Now, just before midnight, Milster's wife, Phyllis, bundled against the cold, takes her position by the main valve of a steam pipe Milster runs onto the campus yard for the occasion. Disappearing into a small cloud of hissing vapor, she releases 120 pounds of pressure into the line. The whistles moan, scream, honk, hiss, and roar, the songs and signals of frigates and ferry boars, a great passenger liner and the iron horses of the New York Central Railroad, a candle factory, a rubber factory, and the Brooklyn-based U.S. Projectile Company.

Milter acquired his first whistle, a rusty five-noter, from the Lackawanna railroad a few years before he began his tenure as a steam engineer at the Pratt power plant in 1958. But he didn't hear his whistle blow until he'd worked there seven years. "The first time I blew my whistle was the year I became chief engineer: New Year's Eve, 1965." These days, Milster is joined every year by a small band of whistle collectors.

"There's an argument among collectors about polishing the whistles," Milster says, showing off his personal collection in his backyard, just off campus. "I look at it from the point of view of achievement." He hefted a small bomb-like whistle from an old ferry boat. "This whistle achieved its distinct patina in seventy-five years. Who am I to take that away? I can't argue with history."

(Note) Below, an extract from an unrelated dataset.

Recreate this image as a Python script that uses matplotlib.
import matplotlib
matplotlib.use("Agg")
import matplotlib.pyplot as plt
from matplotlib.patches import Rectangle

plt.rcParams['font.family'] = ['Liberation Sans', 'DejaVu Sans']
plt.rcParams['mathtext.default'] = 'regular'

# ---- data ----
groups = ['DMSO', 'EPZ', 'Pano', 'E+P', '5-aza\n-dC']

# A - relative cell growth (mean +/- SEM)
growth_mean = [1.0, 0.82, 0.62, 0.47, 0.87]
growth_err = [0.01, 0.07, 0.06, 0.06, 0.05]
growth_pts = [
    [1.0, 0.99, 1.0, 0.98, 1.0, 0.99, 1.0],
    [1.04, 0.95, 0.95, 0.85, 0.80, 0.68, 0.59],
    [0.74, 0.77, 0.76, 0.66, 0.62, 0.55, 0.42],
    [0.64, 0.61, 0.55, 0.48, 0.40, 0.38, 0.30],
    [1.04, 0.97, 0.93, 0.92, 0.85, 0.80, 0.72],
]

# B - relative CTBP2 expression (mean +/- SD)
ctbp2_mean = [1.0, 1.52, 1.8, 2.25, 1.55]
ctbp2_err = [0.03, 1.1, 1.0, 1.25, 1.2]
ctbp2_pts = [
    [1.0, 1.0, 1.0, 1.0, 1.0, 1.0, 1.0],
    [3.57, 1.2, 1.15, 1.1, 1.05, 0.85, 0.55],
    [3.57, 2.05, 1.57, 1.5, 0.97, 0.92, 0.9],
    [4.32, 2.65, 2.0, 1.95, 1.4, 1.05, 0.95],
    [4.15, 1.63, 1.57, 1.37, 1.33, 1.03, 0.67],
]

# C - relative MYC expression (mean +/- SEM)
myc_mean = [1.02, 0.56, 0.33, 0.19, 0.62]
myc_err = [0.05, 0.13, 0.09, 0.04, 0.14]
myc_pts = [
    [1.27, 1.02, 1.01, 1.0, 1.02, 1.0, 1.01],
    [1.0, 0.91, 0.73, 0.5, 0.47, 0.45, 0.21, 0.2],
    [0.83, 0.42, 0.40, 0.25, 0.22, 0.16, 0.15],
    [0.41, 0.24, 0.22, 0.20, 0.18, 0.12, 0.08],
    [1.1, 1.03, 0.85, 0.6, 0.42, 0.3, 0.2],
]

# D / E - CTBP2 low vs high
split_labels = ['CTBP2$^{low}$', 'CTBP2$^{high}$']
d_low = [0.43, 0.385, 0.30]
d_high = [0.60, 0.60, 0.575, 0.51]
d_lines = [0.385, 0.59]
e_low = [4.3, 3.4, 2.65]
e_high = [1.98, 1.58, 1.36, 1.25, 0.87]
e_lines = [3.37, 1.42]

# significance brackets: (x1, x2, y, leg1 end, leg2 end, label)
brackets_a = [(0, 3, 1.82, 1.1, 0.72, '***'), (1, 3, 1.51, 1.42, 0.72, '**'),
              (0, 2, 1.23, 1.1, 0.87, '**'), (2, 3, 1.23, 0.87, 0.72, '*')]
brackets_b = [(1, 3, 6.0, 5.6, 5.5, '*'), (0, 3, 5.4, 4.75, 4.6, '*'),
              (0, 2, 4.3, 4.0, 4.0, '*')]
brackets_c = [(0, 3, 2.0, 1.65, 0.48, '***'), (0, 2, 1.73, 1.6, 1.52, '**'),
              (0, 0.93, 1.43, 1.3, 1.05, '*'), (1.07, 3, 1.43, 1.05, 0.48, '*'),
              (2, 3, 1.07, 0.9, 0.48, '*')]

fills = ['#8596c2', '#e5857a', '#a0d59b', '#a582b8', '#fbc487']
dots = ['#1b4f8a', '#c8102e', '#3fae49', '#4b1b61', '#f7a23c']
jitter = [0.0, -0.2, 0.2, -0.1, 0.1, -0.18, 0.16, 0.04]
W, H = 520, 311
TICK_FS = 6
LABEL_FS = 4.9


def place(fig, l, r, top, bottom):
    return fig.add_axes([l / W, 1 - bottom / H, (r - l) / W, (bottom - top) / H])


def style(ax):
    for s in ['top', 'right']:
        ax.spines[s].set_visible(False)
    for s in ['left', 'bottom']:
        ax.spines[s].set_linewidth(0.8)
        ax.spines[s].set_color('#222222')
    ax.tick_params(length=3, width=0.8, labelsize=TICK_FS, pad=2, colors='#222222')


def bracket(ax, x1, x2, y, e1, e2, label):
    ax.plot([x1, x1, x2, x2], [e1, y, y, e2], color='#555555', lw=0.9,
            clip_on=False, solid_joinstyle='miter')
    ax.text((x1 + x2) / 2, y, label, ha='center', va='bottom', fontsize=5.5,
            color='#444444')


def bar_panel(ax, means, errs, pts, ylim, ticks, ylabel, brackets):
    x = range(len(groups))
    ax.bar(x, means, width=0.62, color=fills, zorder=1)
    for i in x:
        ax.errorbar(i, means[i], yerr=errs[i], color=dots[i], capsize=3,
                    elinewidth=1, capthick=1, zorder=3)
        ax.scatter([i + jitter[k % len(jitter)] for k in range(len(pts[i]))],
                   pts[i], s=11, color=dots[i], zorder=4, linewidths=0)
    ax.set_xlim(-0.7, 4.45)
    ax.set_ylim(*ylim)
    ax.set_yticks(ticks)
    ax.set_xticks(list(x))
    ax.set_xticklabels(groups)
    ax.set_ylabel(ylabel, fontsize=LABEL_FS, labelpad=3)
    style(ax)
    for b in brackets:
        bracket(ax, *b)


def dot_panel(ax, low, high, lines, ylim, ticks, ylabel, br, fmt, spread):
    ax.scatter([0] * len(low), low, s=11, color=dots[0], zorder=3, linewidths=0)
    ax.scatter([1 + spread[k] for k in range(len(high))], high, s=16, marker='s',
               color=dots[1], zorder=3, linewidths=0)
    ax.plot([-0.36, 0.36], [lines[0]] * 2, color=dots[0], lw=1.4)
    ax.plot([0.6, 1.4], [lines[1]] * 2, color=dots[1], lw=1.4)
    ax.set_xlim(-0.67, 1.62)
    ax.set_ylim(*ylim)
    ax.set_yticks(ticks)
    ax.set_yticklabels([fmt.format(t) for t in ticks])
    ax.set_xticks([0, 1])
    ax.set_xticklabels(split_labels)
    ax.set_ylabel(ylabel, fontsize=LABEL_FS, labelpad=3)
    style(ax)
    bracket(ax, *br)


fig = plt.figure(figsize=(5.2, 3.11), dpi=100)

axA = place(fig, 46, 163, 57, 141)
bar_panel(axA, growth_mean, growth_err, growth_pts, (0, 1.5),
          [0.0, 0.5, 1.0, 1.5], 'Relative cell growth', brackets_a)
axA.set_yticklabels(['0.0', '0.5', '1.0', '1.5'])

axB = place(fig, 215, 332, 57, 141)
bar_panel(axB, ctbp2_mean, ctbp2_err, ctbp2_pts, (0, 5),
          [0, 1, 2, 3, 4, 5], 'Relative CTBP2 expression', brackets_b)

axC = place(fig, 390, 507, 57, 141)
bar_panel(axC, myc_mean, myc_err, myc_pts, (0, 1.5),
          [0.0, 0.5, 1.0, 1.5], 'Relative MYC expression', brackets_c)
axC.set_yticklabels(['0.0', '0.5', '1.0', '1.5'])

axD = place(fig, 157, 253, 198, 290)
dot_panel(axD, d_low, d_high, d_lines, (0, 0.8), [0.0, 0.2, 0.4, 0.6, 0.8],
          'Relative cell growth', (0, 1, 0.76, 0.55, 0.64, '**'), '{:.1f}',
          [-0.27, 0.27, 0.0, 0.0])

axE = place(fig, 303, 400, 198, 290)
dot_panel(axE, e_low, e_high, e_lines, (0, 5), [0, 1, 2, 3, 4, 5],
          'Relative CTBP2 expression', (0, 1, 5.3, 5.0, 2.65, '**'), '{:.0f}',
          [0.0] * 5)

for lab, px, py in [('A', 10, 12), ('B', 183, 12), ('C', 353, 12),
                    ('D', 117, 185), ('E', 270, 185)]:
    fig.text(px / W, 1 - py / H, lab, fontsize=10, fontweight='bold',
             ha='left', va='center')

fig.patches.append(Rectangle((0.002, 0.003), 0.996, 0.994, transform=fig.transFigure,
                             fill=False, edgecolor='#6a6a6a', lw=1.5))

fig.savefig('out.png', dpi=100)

Milster's 1965 whistle blow marked the beginning of a rennaissance for the antique engines that powered it. Built in 1887, the engine room was once the pride of the campus, a place for couples to stroll on a Sunday afternoon. Sitting before a marble control panel beneath the viewing balcony, the engines are lit by 25 tulip-shaped lamps. Steam from three boilers once flowed through a network of pipes into the engines that in turn rotated huge flywheels five feet in diameter. The flywheels conncted to generators that supplied the campus' electricity, and the excess steam flowed through pipes to the dorms, keeping them toasty.

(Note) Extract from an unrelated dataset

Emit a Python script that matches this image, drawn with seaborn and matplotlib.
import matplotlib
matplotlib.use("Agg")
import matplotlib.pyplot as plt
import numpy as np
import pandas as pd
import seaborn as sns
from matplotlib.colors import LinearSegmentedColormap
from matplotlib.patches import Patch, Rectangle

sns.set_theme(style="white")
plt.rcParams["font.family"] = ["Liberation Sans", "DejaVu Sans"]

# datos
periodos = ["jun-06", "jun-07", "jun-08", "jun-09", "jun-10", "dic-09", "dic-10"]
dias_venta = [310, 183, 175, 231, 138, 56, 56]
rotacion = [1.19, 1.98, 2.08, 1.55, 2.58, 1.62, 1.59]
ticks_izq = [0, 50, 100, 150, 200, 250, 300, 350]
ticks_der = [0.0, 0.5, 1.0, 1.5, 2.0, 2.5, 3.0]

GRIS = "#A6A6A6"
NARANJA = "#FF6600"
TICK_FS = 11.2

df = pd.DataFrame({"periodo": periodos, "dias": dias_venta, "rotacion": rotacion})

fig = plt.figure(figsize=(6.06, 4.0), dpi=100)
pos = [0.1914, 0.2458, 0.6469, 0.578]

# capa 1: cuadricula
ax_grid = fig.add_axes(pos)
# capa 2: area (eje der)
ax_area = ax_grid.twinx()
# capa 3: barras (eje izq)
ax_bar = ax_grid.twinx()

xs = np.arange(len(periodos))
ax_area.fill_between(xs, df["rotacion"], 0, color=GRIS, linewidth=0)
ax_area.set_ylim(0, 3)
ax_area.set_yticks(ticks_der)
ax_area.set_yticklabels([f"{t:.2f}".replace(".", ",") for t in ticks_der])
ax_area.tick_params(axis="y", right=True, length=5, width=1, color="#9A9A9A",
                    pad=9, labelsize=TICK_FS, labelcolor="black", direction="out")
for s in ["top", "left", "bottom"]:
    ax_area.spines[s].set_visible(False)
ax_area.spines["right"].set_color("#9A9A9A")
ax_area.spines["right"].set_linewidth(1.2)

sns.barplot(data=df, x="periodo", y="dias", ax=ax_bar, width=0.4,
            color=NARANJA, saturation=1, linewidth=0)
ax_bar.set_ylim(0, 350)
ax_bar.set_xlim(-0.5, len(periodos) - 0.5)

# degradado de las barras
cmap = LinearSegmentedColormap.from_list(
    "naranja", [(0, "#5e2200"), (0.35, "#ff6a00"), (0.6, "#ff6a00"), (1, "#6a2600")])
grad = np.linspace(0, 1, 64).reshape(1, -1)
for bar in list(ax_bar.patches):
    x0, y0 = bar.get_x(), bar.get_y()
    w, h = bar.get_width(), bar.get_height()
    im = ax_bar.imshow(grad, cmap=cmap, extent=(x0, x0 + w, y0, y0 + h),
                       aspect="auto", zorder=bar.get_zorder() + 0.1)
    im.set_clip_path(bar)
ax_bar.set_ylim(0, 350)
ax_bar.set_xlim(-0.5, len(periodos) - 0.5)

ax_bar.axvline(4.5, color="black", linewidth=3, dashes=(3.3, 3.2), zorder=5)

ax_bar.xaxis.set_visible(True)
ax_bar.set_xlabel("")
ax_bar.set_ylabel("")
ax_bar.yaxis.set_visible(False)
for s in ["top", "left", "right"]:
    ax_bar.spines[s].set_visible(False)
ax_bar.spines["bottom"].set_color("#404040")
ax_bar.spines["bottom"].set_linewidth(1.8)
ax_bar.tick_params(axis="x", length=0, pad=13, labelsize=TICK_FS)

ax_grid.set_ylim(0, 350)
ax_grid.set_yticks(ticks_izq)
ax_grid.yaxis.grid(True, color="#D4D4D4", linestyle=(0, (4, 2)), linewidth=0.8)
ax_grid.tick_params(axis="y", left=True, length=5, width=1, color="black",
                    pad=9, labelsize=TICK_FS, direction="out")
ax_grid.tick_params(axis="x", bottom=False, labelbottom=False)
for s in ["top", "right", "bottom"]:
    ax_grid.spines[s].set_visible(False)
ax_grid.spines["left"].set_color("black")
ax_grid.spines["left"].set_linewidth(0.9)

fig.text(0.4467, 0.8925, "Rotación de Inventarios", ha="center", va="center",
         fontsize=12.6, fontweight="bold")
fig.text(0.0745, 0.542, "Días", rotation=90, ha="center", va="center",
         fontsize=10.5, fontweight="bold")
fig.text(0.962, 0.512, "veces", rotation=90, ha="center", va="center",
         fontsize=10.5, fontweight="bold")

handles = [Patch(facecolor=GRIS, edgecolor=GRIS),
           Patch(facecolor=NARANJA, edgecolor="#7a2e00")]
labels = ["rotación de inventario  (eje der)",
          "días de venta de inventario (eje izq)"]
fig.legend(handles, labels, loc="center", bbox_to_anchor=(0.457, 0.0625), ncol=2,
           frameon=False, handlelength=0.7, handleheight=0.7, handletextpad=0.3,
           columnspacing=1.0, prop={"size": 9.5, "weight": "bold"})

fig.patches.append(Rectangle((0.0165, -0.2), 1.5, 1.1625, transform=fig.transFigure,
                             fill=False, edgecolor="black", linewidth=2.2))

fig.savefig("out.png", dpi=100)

But by the 1950s, the steam engines were no longer needed. When Milster began his life's work as a steam engineer, the viewing windows that surround the room had been blacked over, evidence of an age distinterested in its own machines. Milster's first act as chief engineer, seven years later, was to clean the windows. Then, he installed a three-tiered gilded chandelier, and painted the generator casings red, with ornate gold trim. "The spinning wheel is a primitive urge," he says. "Here in the engine room, you see and hear motion, you smell the oil. The man who ran a steam engine saw how things worked. You were always adjusting the flow, checking the bearings, listening to the sound of the machine. To be a talented engineer, you have to emphathize with the machinery. If you have talent, the aesthetics of a good machine will grow on you."

***

The article went on to describe a New Year's Eve blow, but I'll cut it off here. My impressions, ten years on, are that the particular pleasures of ghost horns and steam clouds rolling into the night air can't -- or shouldn't -- be described in the magazine prose that only hints at Conrad Milster's unaffected devotion to his machines. I recommend attendance; you have a year to make your plans.

(A blogger called "The Real Janelle" offers three photographs of the grittier corners of the Pratt Power House and a short video clip of one of the old engines in motion.)